Think about traffic on city roads. 20% of the roads carry 80% of the traffic. That’s the first layer. But what happens if we apply the rule again? If we look only at that busy 20% of roads, we find that 20% of them carry 80% of their traffic. This means just 4% of all roads carry a staggering 64% of all traffic. This recursive pattern reveals incredible leverage. A single billboard on one of those 4% super-highways is exponentially more valuable than thousands of yard signs on quiet residential streets.
This brings us to a critical insight. Your highest-value customers are exponentially more valuable than your average customers. A business often tracks its average customer value. But this average hides the truth. If 20% of your customers generate 80% of your profit, then the top 4% of your customers might generate 64% of your profit. Marshall calls these your "ultra-valuable" clients. A consulting firm, for example, discovered it could turn a $1 million relationship with a top client into a $10 million one. They did this by focusing on delivering 10x the value, something that client was happy to pay for. They stopped chasing hundreds of small new clients. Instead, they mined the gold they were already sitting on.
So what's the takeaway here? You must stop thinking in averages and start thinking in curves. The traditional bell curve, which clusters everything around the average, is useless for finding leverage. It actively hides your best performers. Marshall introduces the 80/20 Power Curve. This tool ranks everything from worst to best and shows its contribution. On a science test, a bell curve says the average score is 77. The Power Curve reveals that the top 20% of students possess 80% of the class's total "science horsepower." The best student isn't just 2% better than the next one. They might be 50 times more capable than the worst student. Your business operates on this same power law. Your best salesperson, your best ad, and your best customer are magnitudes better. Your job is to find them.

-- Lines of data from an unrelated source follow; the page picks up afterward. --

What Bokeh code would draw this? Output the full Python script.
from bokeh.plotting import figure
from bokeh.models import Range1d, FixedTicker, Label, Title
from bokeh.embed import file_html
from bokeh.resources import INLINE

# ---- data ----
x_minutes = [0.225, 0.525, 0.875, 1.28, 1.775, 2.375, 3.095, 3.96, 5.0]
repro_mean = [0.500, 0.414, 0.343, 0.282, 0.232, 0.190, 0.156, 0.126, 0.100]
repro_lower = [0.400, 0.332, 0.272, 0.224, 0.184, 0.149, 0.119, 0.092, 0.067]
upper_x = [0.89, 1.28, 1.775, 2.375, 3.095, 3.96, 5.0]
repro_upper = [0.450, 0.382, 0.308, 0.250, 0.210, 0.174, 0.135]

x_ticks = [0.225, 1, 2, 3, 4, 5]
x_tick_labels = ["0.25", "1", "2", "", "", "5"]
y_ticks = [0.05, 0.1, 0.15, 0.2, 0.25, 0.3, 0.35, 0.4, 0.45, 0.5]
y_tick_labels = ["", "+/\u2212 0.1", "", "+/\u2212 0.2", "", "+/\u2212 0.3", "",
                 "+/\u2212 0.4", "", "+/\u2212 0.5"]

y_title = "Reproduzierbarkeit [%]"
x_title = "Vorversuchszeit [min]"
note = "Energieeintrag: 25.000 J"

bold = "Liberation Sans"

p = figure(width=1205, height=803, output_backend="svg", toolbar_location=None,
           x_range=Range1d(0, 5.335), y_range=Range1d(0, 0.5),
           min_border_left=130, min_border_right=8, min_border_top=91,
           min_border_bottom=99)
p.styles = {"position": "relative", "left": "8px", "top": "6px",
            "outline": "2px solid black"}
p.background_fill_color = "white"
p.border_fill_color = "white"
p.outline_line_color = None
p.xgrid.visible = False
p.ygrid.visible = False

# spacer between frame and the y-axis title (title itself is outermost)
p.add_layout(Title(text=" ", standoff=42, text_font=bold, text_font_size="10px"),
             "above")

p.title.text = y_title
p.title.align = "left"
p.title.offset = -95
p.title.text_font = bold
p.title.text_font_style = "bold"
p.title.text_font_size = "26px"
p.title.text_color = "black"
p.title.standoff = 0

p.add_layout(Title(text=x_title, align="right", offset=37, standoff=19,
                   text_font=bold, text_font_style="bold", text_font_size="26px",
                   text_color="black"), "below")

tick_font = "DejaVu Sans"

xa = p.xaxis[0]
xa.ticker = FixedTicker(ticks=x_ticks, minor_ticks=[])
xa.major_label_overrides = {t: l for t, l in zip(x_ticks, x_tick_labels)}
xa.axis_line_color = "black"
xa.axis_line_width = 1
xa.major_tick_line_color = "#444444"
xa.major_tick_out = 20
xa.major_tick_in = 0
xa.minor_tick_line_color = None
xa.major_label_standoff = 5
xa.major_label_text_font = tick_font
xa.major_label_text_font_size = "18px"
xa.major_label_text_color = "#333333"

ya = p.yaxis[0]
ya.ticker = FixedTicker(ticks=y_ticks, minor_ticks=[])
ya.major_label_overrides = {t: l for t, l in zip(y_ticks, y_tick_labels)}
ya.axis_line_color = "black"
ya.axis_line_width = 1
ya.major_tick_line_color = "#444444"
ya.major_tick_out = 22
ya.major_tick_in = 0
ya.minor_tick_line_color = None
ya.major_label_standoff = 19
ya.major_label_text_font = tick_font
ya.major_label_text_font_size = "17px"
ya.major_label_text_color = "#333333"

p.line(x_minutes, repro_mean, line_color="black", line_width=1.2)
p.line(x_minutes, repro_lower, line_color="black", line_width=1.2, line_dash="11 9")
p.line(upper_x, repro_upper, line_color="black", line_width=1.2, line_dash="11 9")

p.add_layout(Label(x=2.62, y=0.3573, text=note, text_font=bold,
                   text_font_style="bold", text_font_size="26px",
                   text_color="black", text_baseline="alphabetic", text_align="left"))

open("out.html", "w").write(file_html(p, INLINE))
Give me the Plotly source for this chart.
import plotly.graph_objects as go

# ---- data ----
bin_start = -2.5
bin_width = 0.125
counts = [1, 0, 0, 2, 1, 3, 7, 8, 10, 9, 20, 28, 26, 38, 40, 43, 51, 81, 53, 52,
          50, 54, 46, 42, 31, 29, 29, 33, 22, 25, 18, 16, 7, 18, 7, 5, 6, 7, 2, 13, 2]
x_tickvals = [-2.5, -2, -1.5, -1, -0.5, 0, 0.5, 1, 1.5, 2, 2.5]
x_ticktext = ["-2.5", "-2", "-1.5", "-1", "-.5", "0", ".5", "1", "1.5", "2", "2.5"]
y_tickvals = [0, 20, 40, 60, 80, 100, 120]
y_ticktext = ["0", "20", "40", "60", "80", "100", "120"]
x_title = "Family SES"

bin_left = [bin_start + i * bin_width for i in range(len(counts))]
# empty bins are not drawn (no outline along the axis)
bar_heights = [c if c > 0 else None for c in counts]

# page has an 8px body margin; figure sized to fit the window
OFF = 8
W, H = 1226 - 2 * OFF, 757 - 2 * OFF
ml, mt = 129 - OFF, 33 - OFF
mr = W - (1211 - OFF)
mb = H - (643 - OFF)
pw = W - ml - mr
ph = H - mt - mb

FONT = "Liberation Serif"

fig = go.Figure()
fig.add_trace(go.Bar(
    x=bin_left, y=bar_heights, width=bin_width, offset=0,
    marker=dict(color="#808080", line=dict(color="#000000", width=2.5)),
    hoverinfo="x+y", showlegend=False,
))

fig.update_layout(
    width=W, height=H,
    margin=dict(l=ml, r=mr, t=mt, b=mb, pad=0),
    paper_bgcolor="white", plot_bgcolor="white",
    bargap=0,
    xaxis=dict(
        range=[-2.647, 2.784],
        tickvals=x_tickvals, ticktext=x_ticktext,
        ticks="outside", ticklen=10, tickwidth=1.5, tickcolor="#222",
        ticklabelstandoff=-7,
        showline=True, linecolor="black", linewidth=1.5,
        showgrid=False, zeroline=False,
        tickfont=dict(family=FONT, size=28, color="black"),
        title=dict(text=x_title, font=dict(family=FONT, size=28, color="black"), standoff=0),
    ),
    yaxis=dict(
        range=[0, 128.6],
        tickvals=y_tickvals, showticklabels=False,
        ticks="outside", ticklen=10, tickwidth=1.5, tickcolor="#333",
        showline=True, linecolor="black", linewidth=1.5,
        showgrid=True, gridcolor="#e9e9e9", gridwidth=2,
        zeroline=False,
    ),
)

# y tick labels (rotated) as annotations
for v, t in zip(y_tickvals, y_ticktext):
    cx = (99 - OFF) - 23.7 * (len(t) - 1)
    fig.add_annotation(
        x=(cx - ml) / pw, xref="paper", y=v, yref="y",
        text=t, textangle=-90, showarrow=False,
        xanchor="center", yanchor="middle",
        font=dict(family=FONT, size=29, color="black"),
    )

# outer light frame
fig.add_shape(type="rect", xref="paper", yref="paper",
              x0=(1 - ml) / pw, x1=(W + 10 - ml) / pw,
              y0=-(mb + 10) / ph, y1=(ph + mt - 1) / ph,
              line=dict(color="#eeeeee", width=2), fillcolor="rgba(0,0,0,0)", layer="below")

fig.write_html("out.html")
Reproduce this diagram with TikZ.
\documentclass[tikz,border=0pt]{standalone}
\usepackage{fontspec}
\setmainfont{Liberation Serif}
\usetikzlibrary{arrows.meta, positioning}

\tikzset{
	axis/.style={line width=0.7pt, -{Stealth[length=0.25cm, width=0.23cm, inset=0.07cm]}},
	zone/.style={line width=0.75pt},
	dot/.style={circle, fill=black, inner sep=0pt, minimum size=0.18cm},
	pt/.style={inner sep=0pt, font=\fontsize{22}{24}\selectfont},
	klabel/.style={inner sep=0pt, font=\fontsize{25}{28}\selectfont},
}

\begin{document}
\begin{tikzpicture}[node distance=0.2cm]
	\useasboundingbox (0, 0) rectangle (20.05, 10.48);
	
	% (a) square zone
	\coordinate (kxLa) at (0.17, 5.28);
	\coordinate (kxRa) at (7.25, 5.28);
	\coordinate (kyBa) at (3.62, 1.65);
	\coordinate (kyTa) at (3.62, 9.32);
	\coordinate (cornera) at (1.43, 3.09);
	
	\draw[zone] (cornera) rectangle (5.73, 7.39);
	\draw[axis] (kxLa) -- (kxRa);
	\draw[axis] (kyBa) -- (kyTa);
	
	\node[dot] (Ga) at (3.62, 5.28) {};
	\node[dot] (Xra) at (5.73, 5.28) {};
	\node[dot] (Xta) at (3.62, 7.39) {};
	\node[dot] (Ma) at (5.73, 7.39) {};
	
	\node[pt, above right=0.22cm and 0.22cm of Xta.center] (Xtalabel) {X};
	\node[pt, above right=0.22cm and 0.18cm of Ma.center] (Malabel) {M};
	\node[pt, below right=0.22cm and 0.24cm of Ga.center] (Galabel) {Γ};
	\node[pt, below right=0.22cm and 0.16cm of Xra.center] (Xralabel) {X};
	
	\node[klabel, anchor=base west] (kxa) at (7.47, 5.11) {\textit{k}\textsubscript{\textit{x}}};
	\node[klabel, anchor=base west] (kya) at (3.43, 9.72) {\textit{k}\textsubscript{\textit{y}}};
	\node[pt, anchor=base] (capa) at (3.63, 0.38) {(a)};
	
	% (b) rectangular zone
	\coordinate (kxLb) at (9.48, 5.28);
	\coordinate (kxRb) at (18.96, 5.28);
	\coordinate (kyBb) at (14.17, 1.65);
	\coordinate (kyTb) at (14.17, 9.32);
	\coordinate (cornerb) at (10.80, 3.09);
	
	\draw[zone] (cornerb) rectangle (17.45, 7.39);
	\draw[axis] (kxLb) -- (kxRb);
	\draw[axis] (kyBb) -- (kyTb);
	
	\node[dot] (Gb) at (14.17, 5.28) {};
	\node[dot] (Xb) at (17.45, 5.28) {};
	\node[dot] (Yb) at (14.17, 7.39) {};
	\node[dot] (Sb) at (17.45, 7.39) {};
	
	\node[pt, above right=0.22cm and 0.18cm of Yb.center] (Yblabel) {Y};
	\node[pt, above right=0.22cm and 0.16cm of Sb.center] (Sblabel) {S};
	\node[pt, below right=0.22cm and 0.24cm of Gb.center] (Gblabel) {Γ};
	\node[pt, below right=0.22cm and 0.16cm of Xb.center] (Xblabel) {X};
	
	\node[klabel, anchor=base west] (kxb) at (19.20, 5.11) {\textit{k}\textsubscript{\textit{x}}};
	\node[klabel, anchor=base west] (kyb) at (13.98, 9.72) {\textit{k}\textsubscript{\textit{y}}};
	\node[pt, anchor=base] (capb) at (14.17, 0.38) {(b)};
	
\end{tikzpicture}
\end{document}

Module 2: The Power Triangle and Thinking Backwards
Now that we understand the 80/20 landscape, let's look at the engine that drives sales and marketing. Marshall simplifies the entire process into a framework called the Power Triangle. It consists of three, and only three, core components.
First, there is Traffic. You need eyeballs. People visiting your website or walking into your store. Second, you have Conversion. You must persuade that traffic that your solution is the right one for them. Third, and most importantly, is Economics. The deal must make sense financially, for both you and the customer. Profit from Economics is then reinvested to buy more Traffic and improve Conversion, creating a virtuous cycle.
Inside this simple triangle lies a profound strategic directive. The most effective marketers think backwards, starting with Economics. Amateurs start with Traffic. They build a product and then desperately ask, "How can I get people to see this?" This is a recipe for failure. Professionals start at the end. They ask, "What problem are people already willing to pay to solve?" That’s the Economics. Then they work backward: "What message will convince them my solution is best?" That’s Conversion. And only then do they ask, "Where can I find these specific people?" That’s Traffic. This counter-intuitive approach aligns your entire effort with existing market demand. It pulls customers toward you instead of forcing you to push your product on them.
This leads to another key strategy. Build your business around a high-quality, self-owned customer list. When you buy traffic from Google or Facebook, you are renting an audience. The moment you stop paying, the traffic stops. The true economic goal of that first interaction should be to convert a visitor into a lead. Get their email address in exchange for something valuable. This transforms a one-time visitor into a long-term asset. This list of people who have "raised their hand" is your own private traffic source. It's the most valuable asset in your business because it represents the top of the 80/20 curve: people who are already interested in what you have to say. Mailing to your own high-quality list is dramatically more profitable than blasting messages to a cold, uninterested audience.
And here's the thing. This requires you to master at least one traffic source before diversifying. Too many businesses chase every new platform. They dabble in Google Ads, Facebook, TikTok, and SEO, but master none. Marshall's advice is clear. Pick one channel. It could be writing articles, running Google Ads, or hosting a podcast. Go deep. Become one of the best in the world at it. Use that one channel to build your initial sales funnel and your customer list. Once that single leg of the stool is rock-solid and profitable, you can then begin to "expand your universe" by adding a second traffic source, and then a third. This builds a stable, resilient business, not a fragile one dependent on a single platform's changing whims.